WEVL Turns 40 

Celebrating four decades of community-run radio.

Julien Baker

Jake Cunningham

Julien Baker

In its 40-year history, Memphis' longstanding community radio station WEVL FM 90 (technically, 89.9 on the dial) has transformed fxrom a tiny operation very few people could even pick up outside of Midtown, to an over 50-mile coverage radius reaching three states, in addition to streaming worldwide online at wevl.org. The station's popularity has also grown accordingly, thanks both to the stronger signal and a widely diverse schedule of programming, offering everything from underground rock to bluegrass to world music.

WEVL was founded in 1976 by a social worker and event promoter named Dennis Batson, who would also go on to be a founding member of the North American Folk Music and Dance Alliance. Batson shepherded WEVL through its shaky first few years and, obviously, played a crucial role in the station's history.

"I never knew him," says Brian Craig, a WEVL volunteer since 1981 and its program director since 1992. "But I'm told he listened to a few community stations in other cities and really liked what he heard. He got inspired to create something like that for Memphis."

WEVL's upward trajectory truly began to take shape in 1986, when the signal strength was increased dramatically and Judy Dorsey was given the title of station manager, a position she holds to this day. Under Dorsey's leadership, the station has taken great strides in terms of fund-raising, promotion, and maintaining the growing core of station members and volunteers. WEVL is now funded entirely by its membership drives and other fund-raising efforts, such as the annual Blues on the Bluff concert.

To commemorate its 40th year, the station tapped a dedicated trio of volunteer DJs — Amanda Dent, Kelly Kraisinger, and Amy Schaftlein — to create an event to serve as both a benefit concert and a celebration. That event is the WEVL 40 Fest, which takes place on Saturday, October 8th, 3-10 p.m. at Loflin Yard.

"When I think about how important this station has been to so many people over the past 40 years, it really hits me what an honor it is to be organizing this with Amy and Kelly," says Dent, who has been hosting her Monday afternoon show Lost in the Shuffle on WEVL for roughly eight years.

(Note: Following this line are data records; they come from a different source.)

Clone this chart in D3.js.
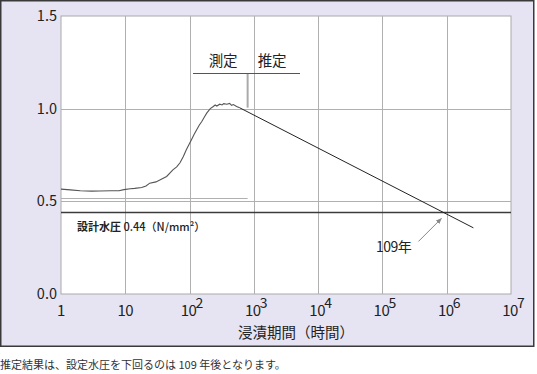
<!DOCTYPE html>
<html>
<head>
<meta charset="utf-8">
<script src="https://cdn.jsdelivr.net/npm/d3@7"></script>
<style>
  body { margin: 0; background: #fff; }
  svg { display: block; font-family: "Noto Sans CJK JP", "Noto Sans", sans-serif; }
</style>
</head>
<body>
<svg id="chart" width="537" height="374"></svg>
<script>
// measured (hours, pressure N/mm2)
const measuredHours = [1, 1.4, 2, 3, 4, 6, 8, 9.5, 12, 14, 18, 21, 24, 30, 35, 44, 55, 63, 71, 80, 89, 98, 107, 118, 129, 142, 155, 170, 186, 210, 234, 250, 265, 295, 320, 340, 380, 420, 450, 480, 540, 600];
const measuredValues = [0.566, 0.562, 0.557, 0.555, 0.556, 0.557, 0.557, 0.563, 0.568, 0.570, 0.575, 0.583, 0.598, 0.605, 0.616, 0.634, 0.670, 0.686, 0.708, 0.742, 0.778, 0.806, 0.832, 0.862, 0.886, 0.912, 0.931, 0.955, 0.977, 1.000, 1.012, 1.020, 1.014, 1.024, 1.020, 1.027, 1.024, 1.028, 1.018, 1.022, 1.012, 1.005];

// estimate line
const estHours = [600, 2.6e6];
const estValues = [1.005, 0.357];

const designValue = 0.44;
const crossHours = 954840; // 109 years

const xTicks = [1, 10, 1e2, 1e3, 1e4, 1e5, 1e6, 1e7];
const xExp = ["", "", "2", "3", "4", "5", "6", "7"];
const xBase = ["1", "10", "10", "10", "10", "10", "10", "10"];
const yTicks = [0, 0.5, 1.0, 1.5];

const svg = d3.select("#chart");

// panel
svg.append("rect")
  .attr("x", 0.75).attr("y", 0.75)
  .attr("width", 533).attr("height", 345.5)
  .attr("fill", "#e6e4f2")
  .attr("stroke", "#3a3a3a")
  .attr("stroke-width", 1.5);

const x = d3.scaleLog().domain([1, 1e7]).range([61, 511]);
const y = d3.scaleLinear().domain([0, 1.5]).range([294, 16]);

svg.append("rect")
  .attr("x", x(1)).attr("y", y(1.5))
  .attr("width", x(1e7) - x(1)).attr("height", y(0) - y(1.5))
  .attr("fill", "#fff")
  .attr("stroke", "#aaa")
  .attr("stroke-width", 1);

const grid = svg.append("g").attr("stroke", "#b0b0b0").attr("stroke-width", 1);
xTicks.slice(1, -1).forEach(t => {
  grid.append("line")
    .attr("x1", Math.round(x(t)) + 0.5).attr("x2", Math.round(x(t)) + 0.5)
    .attr("y1", y(1.5)).attr("y2", y(0));
});
[0.5, 1.0].forEach(t => {
  grid.append("line")
    .attr("x1", x(1)).attr("x2", x(1e7))
    .attr("y1", Math.round(y(t)) + 0.5).attr("y2", Math.round(y(t)) + 0.5);
});
grid.append("line")
  .attr("x1", x(1)).attr("x2", x(800))
  .attr("y1", Math.round(y(0.52)) + 0.5).attr("y2", Math.round(y(0.52)) + 0.5);

// y labels
svg.append("g").selectAll("text")
  .data(yTicks)
  .join("text")
  .attr("x", 57)
  .attr("y", d => y(d) + 5)
  .attr("text-anchor", "end")
  .attr("font-size", 14.5)
  .attr("fill", "#222")
  .text(d => d.toFixed(1));

// x labels
const xl = svg.append("g").attr("fill", "#222");
xTicks.forEach((t, i) => {
  xl.append("text")
    .attr("x", x(t) - (i > 1 ? 1 : 0))
    .attr("y", 316)
    .attr("text-anchor", "middle")
    .attr("font-size", 15)
    .attr("letter-spacing", -0.5)
    .text(xBase[i]);
  if (xExp[i]) {
    xl.append("text")
      .attr("x", x(t) + 6)
      .attr("y", 308)
      .attr("font-size", 14)
      .text(xExp[i]);
  }
});

svg.append("text")
  .attr("x", 296).attr("y", 338)
  .attr("text-anchor", "middle")
  .attr("font-size", 14.5)
  .attr("fill", "#222")
  .text("浸漬期間（時間）");

// design line
svg.append("line")
  .attr("x1", x(1)).attr("x2", x(1e7))
  .attr("y1", y(designValue)).attr("y2", y(designValue))
  .attr("stroke", "#3c3c3c")
  .attr("stroke-width", 1.6);

const dl = svg.append("text")
  .attr("x", 77).attr("y", 231)
  .attr("font-size", 11)
  .attr("fill", "#222");
dl.append("tspan").attr("font-weight", "bold").text("設計水圧");
dl.append("tspan").attr("font-weight", 500).text(" 0.44（N/mm²）");

// measured curve
const line = d3.line().x(d => x(d[0])).y(d => y(d[1]));
svg.append("path")
  .datum(d3.zip(measuredHours, measuredValues))
  .attr("d", line)
  .attr("fill", "none")
  .attr("stroke", "#555")
  .attr("stroke-width", 1.1);

svg.append("path")
  .datum(d3.zip(estHours, estValues))
  .attr("d", line)
  .attr("fill", "none")
  .attr("stroke", "#222")
  .attr("stroke-width", 1);

// measure / estimate marker
const bx = x(800);
svg.append("line")
  .attr("x1", bx).attr("x2", bx)
  .attr("y1", 73).attr("y2", y(1.0) - 1)
  .attr("stroke", "#aaa")
  .attr("stroke-width", 2);
svg.append("line")
  .attr("x1", 193).attr("x2", 300)
  .attr("y1", 73.5).attr("y2", 73.5)
  .attr("stroke", "#555")
  .attr("stroke-width", 1);
svg.append("text")
  .attr("x", bx - 10).attr("y", 66)
  .attr("text-anchor", "end")
  .attr("font-size", 14.5)
  .attr("fill", "#222")
  .text("測定");
svg.append("text")
  .attr("x", bx + 10).attr("y", 66)
  .attr("font-size", 14.5)
  .attr("fill", "#222")
  .text("推定");

// 109 year arrow
svg.append("defs").append("marker")
  .attr("id", "ah")
  .attr("viewBox", "0 0 10 10")
  .attr("refX", 9).attr("refY", 5)
  .attr("markerWidth", 6).attr("markerHeight", 6)
  .attr("orient", "auto")
  .append("path")
  .attr("d", "M0,1 L10,5 L0,9 Z")
  .attr("fill", "#888");

const cx = x(crossHours), cy = y(designValue);
svg.append("line")
  .attr("x1", cx - 27).attr("y1", cy + 29)
  .attr("x2", cx - 4).attr("y2", cy + 6)
  .attr("stroke", "#888")
  .attr("stroke-width", 1)
  .attr("marker-end", "url(#ah)");
svg.append("text")
  .attr("x", 376).attr("y", 252)
  .attr("font-size", 14)
  .attr("letter-spacing", -0.5)
  .attr("fill", "#222")
  .text("109年");

// caption
svg.append("text")
  .attr("x", 0).attr("y", 369)
  .attr("font-size", 11)
  .attr("fill", "#333")
  .text("推定結果は、設定水圧を下回るのは 109 年後となります。");
</script>
</body>
</html>
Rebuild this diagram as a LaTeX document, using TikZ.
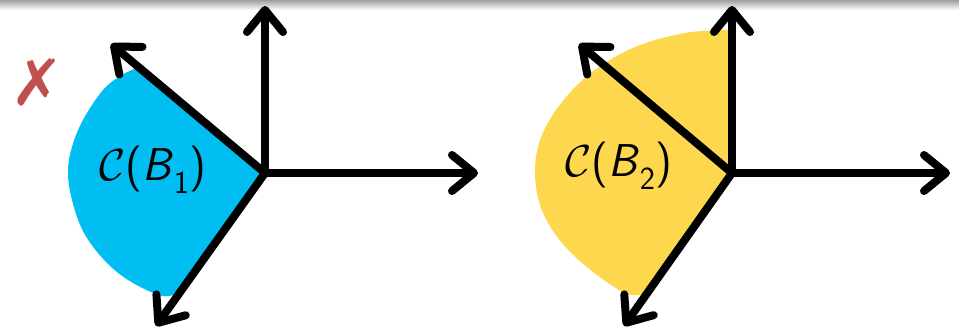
\documentclass[tikz,border=0pt]{standalone}
\usepackage{fontspec}
\newfontfamily\djv{DejaVu Sans}
\usetikzlibrary{arrows.meta}
\definecolor{coneblue}{RGB}{0,190,242}
\definecolor{coneyellow}{RGB}{253,216,78}
\definecolor{crossred}{RGB}{192,80,77}
\tikzset{
  vec/.style={line width=8pt, line cap=round, -{Straight Barb[length=22pt,width=36pt,round]}},
  conelabel/.style={font=\fontsize{46}{54}\selectfont\sffamily, inner sep=0pt}
}
\newcommand{\conelab}[1]{\scalebox{1.8}{$\mathcal{C}$}(\textit{B}\textsubscript{#1})}
\begin{document}
\begin{tikzpicture}[x=1pt,y=-1pt]
\useasboundingbox (0,0) rectangle (959,329);
\shade[top color=gray!75, bottom color=white] (0,0) rectangle (959,10);
% left cone
\coordinate (O1) at (265,173);
\coordinate (U1) at (265,6);
\coordinate (R1) at (478,173);
\coordinate (L1) at (111,44);
\coordinate (D1) at (156,326);
\fill[coneblue] (O1) -- plot[smooth, tension=0.6] coordinates {(139,67) (122,75) (103,90) (83,120) (72,147) (68,172) (72,200) (84,233) (107,263) (133,283) (163,296) (180,292)} -- cycle;
\node[conelabel] (t1) at (153,170) {\conelab{1}};
\draw[vec] (O1) -- (U1);
\draw[vec] (O1) -- (R1);
\draw[vec] (O1) -- (L1);
\draw[vec] (O1) -- (D1);
\node[text=crossred, font=\djv\fontsize{64}{70}\selectfont, inner sep=0pt] (x) at (37,82) {✗};
% right cone
\coordinate (O2) at (732,173);
\coordinate (U2) at (732,6);
\coordinate (R2) at (950,173);
\coordinate (L2) at (579,44);
\coordinate (D2) at (624,326);
\fill[coneyellow] (O2) -- (732,30) -- plot[smooth, tension=0.6] coordinates {(725,30) (685,33) (635,47) (592,72) (562,102) (542,135) (535,168) (540,205) (558,238) (588,268) (627,294) (648,292)} -- cycle;
\node[conelabel] (t2) at (619,166) {\conelab{2}};
\draw[vec] (O2) -- (U2);
\draw[vec] (O2) -- (R2);
\draw[vec] (O2) -- (L2);
\draw[vec] (O2) -- (D2);
\end{tikzpicture}
\end{document}
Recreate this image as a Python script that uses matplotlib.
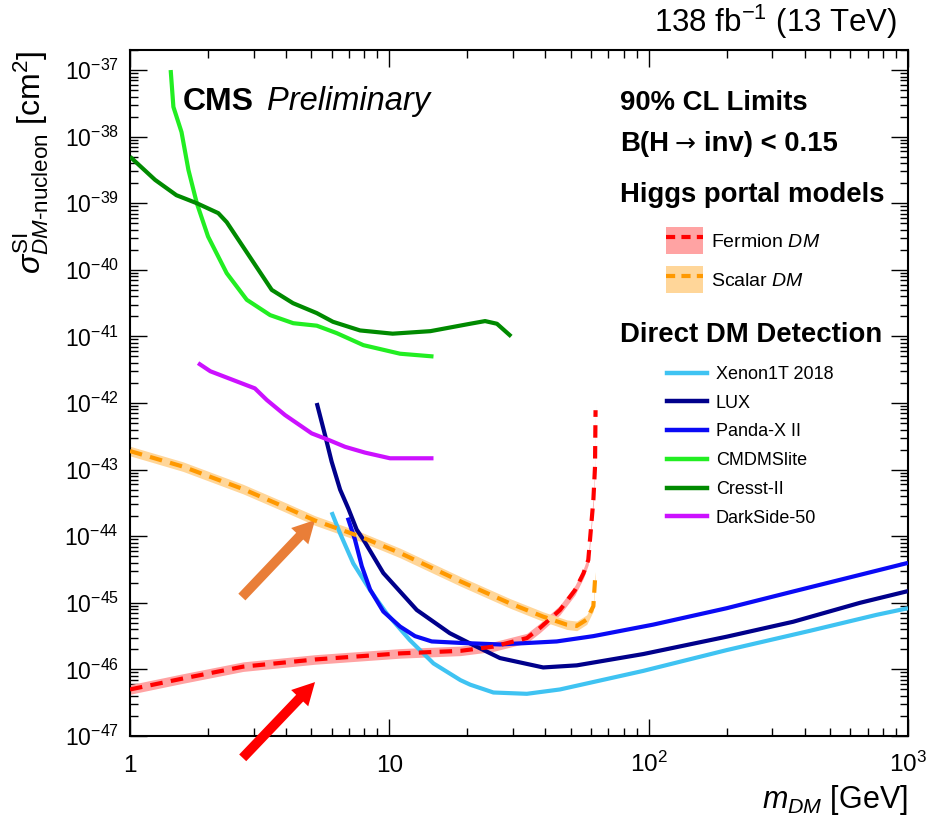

What Dent, Kraisinger, and Schaftlein have put together is an all-day music festival boasting a tremendous lineup of Memphis music talent, combining established mainstays MouseRocket, the Mighty Souls Brass Band, and DJs Andrew McCalla and Eric Hermeyer (formerly known as Buck Wilders and the Hook-Up) with rising stars like Chickasaw Mound and sensation Julien Baker. But the main attraction on the bill might be the WEVLs, a local supergroup featuring well-known local players Mark Edgar Stuart, Steve Selvidge, Terrence Bishop, and Graham Winchester, plus special guests who were assembled just for this particular show. "Our motto throughout has been 'it doesn't hurt to ask,'" Dent says. "And I've really been in awe of how so many people are not just willing but also eager to help us with this. "I called Terrence Bishop and asked what he thought about putting together a group of really great Memphis musicians for a one-time show. I'd been corresponding with Steve Selvidge about him playing the festival and threw the idea out to him as well. They jumped on board immediately. On the fly, Terrence named the band the WEVLs. He also recruited Mark Edgar Stuart and Graham Winchester for the core band with several special guests in the works."

And if the personnel of the WEVLs wasn't enticing enough, the idea behind the band makes it a must-see.

"They will be performing some of WEVL DJs' favorite tunes that they've played on their shows," Dent says. "So we'll be hearing versions of songs from shows like Joyce Cobb's Voices, Pajama Party, Sho-Nuff Country, and other shows we love on WEVL." With the schedule of bands set and the show date rapidly approaching, both Dent and Craig are confident that WEVL 40 Fest will be a fitting tribute to a cornerstone of Memphis music and radio. "People like us because we have passionate, knowledgeable DJs — real people who love music and put their hearts into it," says Craig. "And that's what Amanda, Kelly and Amy have done with the festival." "I can't imagine a station like WEVL being any place but Memphis," Dent says. "At the very least, it feels like home — like these are friends playing incredible music for you from the vastest and most diverse record collection ever. Because, really, that's what it is. Just a bunch of schmoes like me with regular jobs, bad habits, and an undying love for music. "Excluding Joyce Cobb from the schmoes comment, obviously." WEVL 40 Fest, Saturday, October 8th at Loflin Yard, 3-10 p.m. Prices vary.